» Problem statement: Give back the full material, exactly as it reads.

» Recorded information:

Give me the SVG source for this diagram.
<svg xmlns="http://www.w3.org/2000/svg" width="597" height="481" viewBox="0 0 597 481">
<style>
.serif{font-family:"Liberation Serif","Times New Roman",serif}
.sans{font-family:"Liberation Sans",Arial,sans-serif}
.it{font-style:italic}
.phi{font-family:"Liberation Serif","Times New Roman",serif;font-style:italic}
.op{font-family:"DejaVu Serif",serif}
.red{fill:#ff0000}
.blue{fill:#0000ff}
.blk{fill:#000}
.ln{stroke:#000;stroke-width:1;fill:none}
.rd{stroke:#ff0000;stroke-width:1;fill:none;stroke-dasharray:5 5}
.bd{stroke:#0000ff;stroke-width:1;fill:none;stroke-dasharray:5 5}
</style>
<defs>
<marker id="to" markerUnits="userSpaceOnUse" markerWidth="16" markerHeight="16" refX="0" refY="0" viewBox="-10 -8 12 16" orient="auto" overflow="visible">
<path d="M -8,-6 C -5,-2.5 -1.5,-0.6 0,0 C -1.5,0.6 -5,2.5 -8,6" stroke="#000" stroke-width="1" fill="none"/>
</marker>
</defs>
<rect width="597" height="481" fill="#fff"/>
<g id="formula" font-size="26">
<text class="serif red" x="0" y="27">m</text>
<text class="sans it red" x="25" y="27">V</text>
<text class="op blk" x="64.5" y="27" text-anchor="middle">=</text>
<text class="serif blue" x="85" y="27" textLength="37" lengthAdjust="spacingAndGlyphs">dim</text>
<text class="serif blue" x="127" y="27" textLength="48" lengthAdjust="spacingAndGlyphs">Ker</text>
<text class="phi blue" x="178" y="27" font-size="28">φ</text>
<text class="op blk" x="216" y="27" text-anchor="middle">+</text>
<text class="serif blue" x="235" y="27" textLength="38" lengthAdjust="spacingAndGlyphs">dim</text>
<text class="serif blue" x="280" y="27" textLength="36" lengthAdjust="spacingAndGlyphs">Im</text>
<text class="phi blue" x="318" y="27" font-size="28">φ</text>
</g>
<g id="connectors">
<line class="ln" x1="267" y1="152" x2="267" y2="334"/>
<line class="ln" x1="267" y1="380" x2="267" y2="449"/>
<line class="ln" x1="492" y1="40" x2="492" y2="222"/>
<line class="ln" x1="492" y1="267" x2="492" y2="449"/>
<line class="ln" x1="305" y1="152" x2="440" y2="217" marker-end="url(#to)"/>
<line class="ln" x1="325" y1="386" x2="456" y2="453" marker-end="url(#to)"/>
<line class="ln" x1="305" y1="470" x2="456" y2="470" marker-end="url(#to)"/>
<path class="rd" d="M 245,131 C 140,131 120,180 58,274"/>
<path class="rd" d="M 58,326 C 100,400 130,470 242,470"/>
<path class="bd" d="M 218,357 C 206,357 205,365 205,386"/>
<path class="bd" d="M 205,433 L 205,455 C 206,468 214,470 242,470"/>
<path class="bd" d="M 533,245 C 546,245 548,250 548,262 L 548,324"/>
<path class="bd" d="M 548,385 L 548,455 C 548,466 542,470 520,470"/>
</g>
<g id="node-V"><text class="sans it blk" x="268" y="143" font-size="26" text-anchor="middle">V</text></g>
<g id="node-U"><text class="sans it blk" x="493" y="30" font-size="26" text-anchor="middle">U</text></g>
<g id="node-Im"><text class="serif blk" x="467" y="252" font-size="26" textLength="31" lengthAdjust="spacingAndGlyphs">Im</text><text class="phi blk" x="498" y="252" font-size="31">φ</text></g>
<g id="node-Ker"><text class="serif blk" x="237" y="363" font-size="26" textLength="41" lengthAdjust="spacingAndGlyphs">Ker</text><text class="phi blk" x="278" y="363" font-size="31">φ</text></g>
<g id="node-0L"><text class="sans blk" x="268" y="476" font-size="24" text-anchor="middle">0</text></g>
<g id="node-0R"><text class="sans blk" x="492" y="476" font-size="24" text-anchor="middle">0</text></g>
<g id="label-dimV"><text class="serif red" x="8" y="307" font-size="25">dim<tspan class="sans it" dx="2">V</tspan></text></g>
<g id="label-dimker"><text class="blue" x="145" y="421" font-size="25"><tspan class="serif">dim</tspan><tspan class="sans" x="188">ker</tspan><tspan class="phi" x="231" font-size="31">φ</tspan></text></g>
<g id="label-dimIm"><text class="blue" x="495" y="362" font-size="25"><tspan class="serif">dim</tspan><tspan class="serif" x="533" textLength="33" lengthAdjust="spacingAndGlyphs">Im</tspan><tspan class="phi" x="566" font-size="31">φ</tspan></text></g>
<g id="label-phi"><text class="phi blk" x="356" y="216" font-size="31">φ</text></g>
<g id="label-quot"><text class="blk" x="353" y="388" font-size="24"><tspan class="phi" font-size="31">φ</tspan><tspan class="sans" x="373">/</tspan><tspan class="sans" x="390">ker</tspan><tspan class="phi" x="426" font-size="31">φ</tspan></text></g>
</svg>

» The output:
Give me the SVG source for this diagram.
<svg xmlns="http://www.w3.org/2000/svg" width="597" height="481" viewBox="0 0 597 481">
<style>
.serif{font-family:"Liberation Serif","Times New Roman",serif}
.sans{font-family:"Liberation Sans",Arial,sans-serif}
.it{font-style:italic}
.phi{font-family:"Liberation Serif","Times New Roman",serif;font-style:italic}
.op{font-family:"DejaVu Serif",serif}
.red{fill:#ff0000}
.blue{fill:#0000ff}
.blk{fill:#000}
.ln{stroke:#000;stroke-width:1;fill:none}
.rd{stroke:#ff0000;stroke-width:1;fill:none;stroke-dasharray:5 5}
.bd{stroke:#0000ff;stroke-width:1;fill:none;stroke-dasharray:5 5}
</style>
<defs>
<marker id="to" markerUnits="userSpaceOnUse" markerWidth="16" markerHeight="16" refX="0" refY="0" viewBox="-10 -8 12 16" orient="auto" overflow="visible">
<path d="M -8,-6 C -5,-2.5 -1.5,-0.6 0,0 C -1.5,0.6 -5,2.5 -8,6" stroke="#000" stroke-width="1" fill="none"/>
</marker>
</defs>
<rect width="597" height="481" fill="#fff"/>
<g id="formula" font-size="26">
<text class="serif red" x="0" y="27">m</text>
<text class="sans it red" x="25" y="27">V</text>
<text class="op blk" x="64.5" y="27" text-anchor="middle">=</text>
<text class="serif blue" x="85" y="27" textLength="37" lengthAdjust="spacingAndGlyphs">dim</text>
<text class="serif blue" x="127" y="27" textLength="48" lengthAdjust="spacingAndGlyphs">Ker</text>
<text class="phi blue" x="178" y="27" font-size="28">φ</text>
<text class="op blk" x="216" y="27" text-anchor="middle">+</text>
<text class="serif blue" x="235" y="27" textLength="38" lengthAdjust="spacingAndGlyphs">dim</text>
<text class="serif blue" x="280" y="27" textLength="36" lengthAdjust="spacingAndGlyphs">Im</text>
<text class="phi blue" x="318" y="27" font-size="28">φ</text>
</g>
<g id="connectors">
<line class="ln" x1="267" y1="152" x2="267" y2="334"/>
<line class="ln" x1="267" y1="380" x2="267" y2="449"/>
<line class="ln" x1="492" y1="40" x2="492" y2="222"/>
<line class="ln" x1="492" y1="267" x2="492" y2="449"/>
<line class="ln" x1="305" y1="152" x2="440" y2="217" marker-end="url(#to)"/>
<line class="ln" x1="325" y1="386" x2="456" y2="453" marker-end="url(#to)"/>
<line class="ln" x1="305" y1="470" x2="456" y2="470" marker-end="url(#to)"/>
<path class="rd" d="M 245,131 C 140,131 120,180 58,274"/>
<path class="rd" d="M 58,326 C 100,400 130,470 242,470"/>
<path class="bd" d="M 218,357 C 206,357 205,365 205,386"/>
<path class="bd" d="M 205,433 L 205,455 C 206,468 214,470 242,470"/>
<path class="bd" d="M 533,245 C 546,245 548,250 548,262 L 548,324"/>
<path class="bd" d="M 548,385 L 548,455 C 548,466 542,470 520,470"/>
</g>
<g id="node-V"><text class="sans it blk" x="268" y="143" font-size="26" text-anchor="middle">V</text></g>
<g id="node-U"><text class="sans it blk" x="493" y="30" font-size="26" text-anchor="middle">U</text></g>
<g id="node-Im"><text class="serif blk" x="467" y="252" font-size="26" textLength="31" lengthAdjust="spacingAndGlyphs">Im</text><text class="phi blk" x="498" y="252" font-size="31">φ</text></g>
<g id="node-Ker"><text class="serif blk" x="237" y="363" font-size="26" textLength="41" lengthAdjust="spacingAndGlyphs">Ker</text><text class="phi blk" x="278" y="363" font-size="31">φ</text></g>
<g id="node-0L"><text class="sans blk" x="268" y="476" font-size="24" text-anchor="middle">0</text></g>
<g id="node-0R"><text class="sans blk" x="492" y="476" font-size="24" text-anchor="middle">0</text></g>
<g id="label-dimV"><text class="serif red" x="8" y="307" font-size="25">dim<tspan class="sans it" dx="2">V</tspan></text></g>
<g id="label-dimker"><text class="blue" x="145" y="421" font-size="25"><tspan class="serif">dim</tspan><tspan class="sans" x="188">ker</tspan><tspan class="phi" x="231" font-size="31">φ</tspan></text></g>
<g id="label-dimIm"><text class="blue" x="495" y="362" font-size="25"><tspan class="serif">dim</tspan><tspan class="serif" x="533" textLength="33" lengthAdjust="spacingAndGlyphs">Im</tspan><tspan class="phi" x="566" font-size="31">φ</tspan></text></g>
<g id="label-phi"><text class="phi blk" x="356" y="216" font-size="31">φ</text></g>
<g id="label-quot"><text class="blk" x="353" y="388" font-size="24"><tspan class="phi" font-size="31">φ</tspan><tspan class="sans" x="373">/</tspan><tspan class="sans" x="390">ker</tspan><tspan class="phi" x="426" font-size="31">φ</tspan></text></g>
</svg>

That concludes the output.